### What you should do
Print the listing in its entirety and exactly, leaving out images.

---- Dataset content

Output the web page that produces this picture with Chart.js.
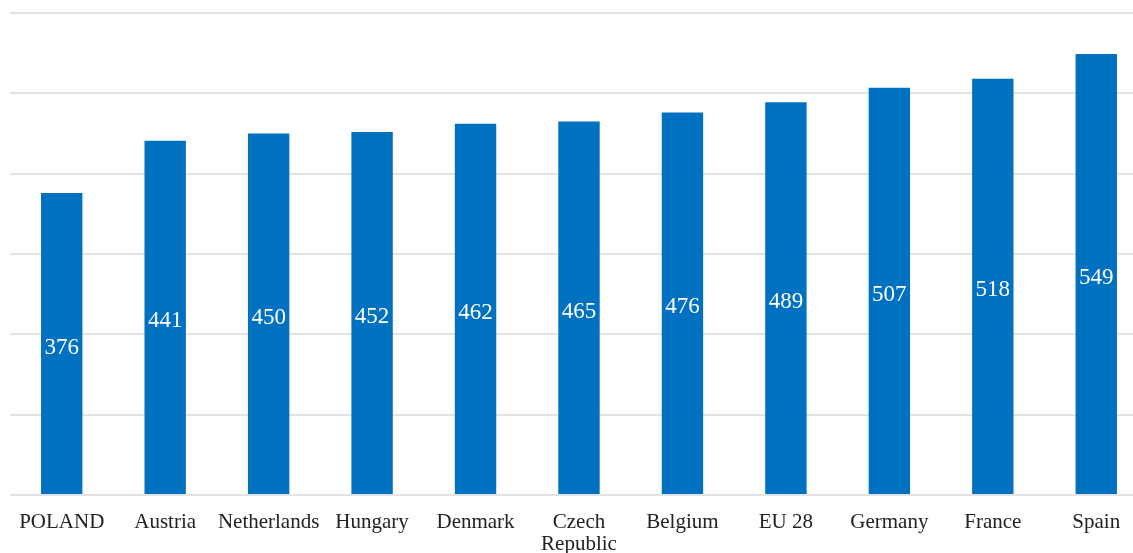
<!DOCTYPE html>
<html>
<head>
<meta charset="utf-8">
<script src="https://cdn.jsdelivr.net/npm/chart.js@4"></script>
<style>
html,body{margin:0;padding:0;background:#fff;overflow:hidden;}
#wrap{width:1160px;height:576px;position:relative;}
</style>
</head>
<body>
<div id="wrap"><canvas id="c" width="1160" height="576"></canvas></div>
<script>
const categories = ["POLAND","Austria","Netherlands","Hungary","Denmark",["Czech","Republic"],"Belgium","EU 28","Germany","France","Spain"];
const values = [376,441,450,452,462,465,476,489,507,518,549];
const yTicks = [0,100,200,300,400,500,600];

const valueLabels = {
  id: 'valueLabels',
  afterDatasetsDraw(chart) {
    const ctx = chart.ctx;
    const meta = chart.getDatasetMeta(0);
    ctx.save();
    ctx.font = '23px "Liberation Serif", "Times New Roman", serif';
    ctx.fillStyle = '#ffffff';
    ctx.textAlign = 'center';
    ctx.textBaseline = 'middle';
    meta.data.forEach((bar, i) => {
      const y = (bar.y + bar.base) / 2 + 4;
      ctx.fillText(String(chart.data.datasets[0].data[i]), bar.x, y);
    });
    ctx.restore();
  }
};

new Chart(document.getElementById('c'), {
  type: 'bar',
  data: {
    labels: categories,
    datasets: [{
      data: values,
      backgroundColor: '#0070C0',
      barPercentage: 0.4,
      categoryPercentage: 1.0
    }]
  },
  options: {
    responsive: false,
    animation: false,
    layout: { padding: { left: 10, right: 12, top: 13, bottom: 5 } },
    plugins: { legend: { display: false }, tooltip: { enabled: false } },
    scales: {
      x: {
        grid: { display: false, drawTicks: false },
        border: { display: false },
        ticks: {
          color: '#222',
          padding: 16,
          maxRotation: 0,
          autoSkip: false,
          font: { family: '"Liberation Serif", "Times New Roman", serif', size: 21, lineHeight: '22px' }
        }
      },
      y: {
        min: yTicks[0],
        max: yTicks[yTicks.length - 1],
        afterBuildTicks(axis) { axis.ticks = yTicks.map(v => ({ value: v })); },
        grid: { color: '#e3e3e3', lineWidth: 2, drawTicks: false },
        border: { display: false },
        ticks: { display: false }
      }
    }
  },
  plugins: [valueLabels]
});
</script>
</body>
</html>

--------

### Final result
Output the web page that produces this picture with Chart.js.
<!DOCTYPE html>
<html>
<head>
<meta charset="utf-8">
<script src="https://cdn.jsdelivr.net/npm/chart.js@4"></script>
<style>
html,body{margin:0;padding:0;background:#fff;overflow:hidden;}
#wrap{width:1160px;height:576px;position:relative;}
</style>
</head>
<body>
<div id="wrap"><canvas id="c" width="1160" height="576"></canvas></div>
<script>
const categories = ["POLAND","Austria","Netherlands","Hungary","Denmark",["Czech","Republic"],"Belgium","EU 28","Germany","France","Spain"];
const values = [376,441,450,452,462,465,476,489,507,518,549];
const yTicks = [0,100,200,300,400,500,600];

const valueLabels = {
  id: 'valueLabels',
  afterDatasetsDraw(chart) {
    const ctx = chart.ctx;
    const meta = chart.getDatasetMeta(0);
    ctx.save();
    ctx.font = '23px "Liberation Serif", "Times New Roman", serif';
    ctx.fillStyle = '#ffffff';
    ctx.textAlign = 'center';
    ctx.textBaseline = 'middle';
    meta.data.forEach((bar, i) => {
      const y = (bar.y + bar.base) / 2 + 4;
      ctx.fillText(String(chart.data.datasets[0].data[i]), bar.x, y);
    });
    ctx.restore();
  }
};

new Chart(document.getElementById('c'), {
  type: 'bar',
  data: {
    labels: categories,
    datasets: [{
      data: values,
      backgroundColor: '#0070C0',
      barPercentage: 0.4,
      categoryPercentage: 1.0
    }]
  },
  options: {
    responsive: false,
    animation: false,
    layout: { padding: { left: 10, right: 12, top: 13, bottom: 5 } },
    plugins: { legend: { display: false }, tooltip: { enabled: false } },
    scales: {
      x: {
        grid: { display: false, drawTicks: false },
        border: { display: false },
        ticks: {
          color: '#222',
          padding: 16,
          maxRotation: 0,
          autoSkip: false,
          font: { family: '"Liberation Serif", "Times New Roman", serif', size: 21, lineHeight: '22px' }
        }
      },
      y: {
        min: yTicks[0],
        max: yTicks[yTicks.length - 1],
        afterBuildTicks(axis) { axis.ticks = yTicks.map(v => ({ value: v })); },
        grid: { color: '#e3e3e3', lineWidth: 2, drawTicks: false },
        border: { display: false },
        ticks: { display: false }
      }
    }
  },
  plugins: [valueLabels]
});
</script>
</body>
</html>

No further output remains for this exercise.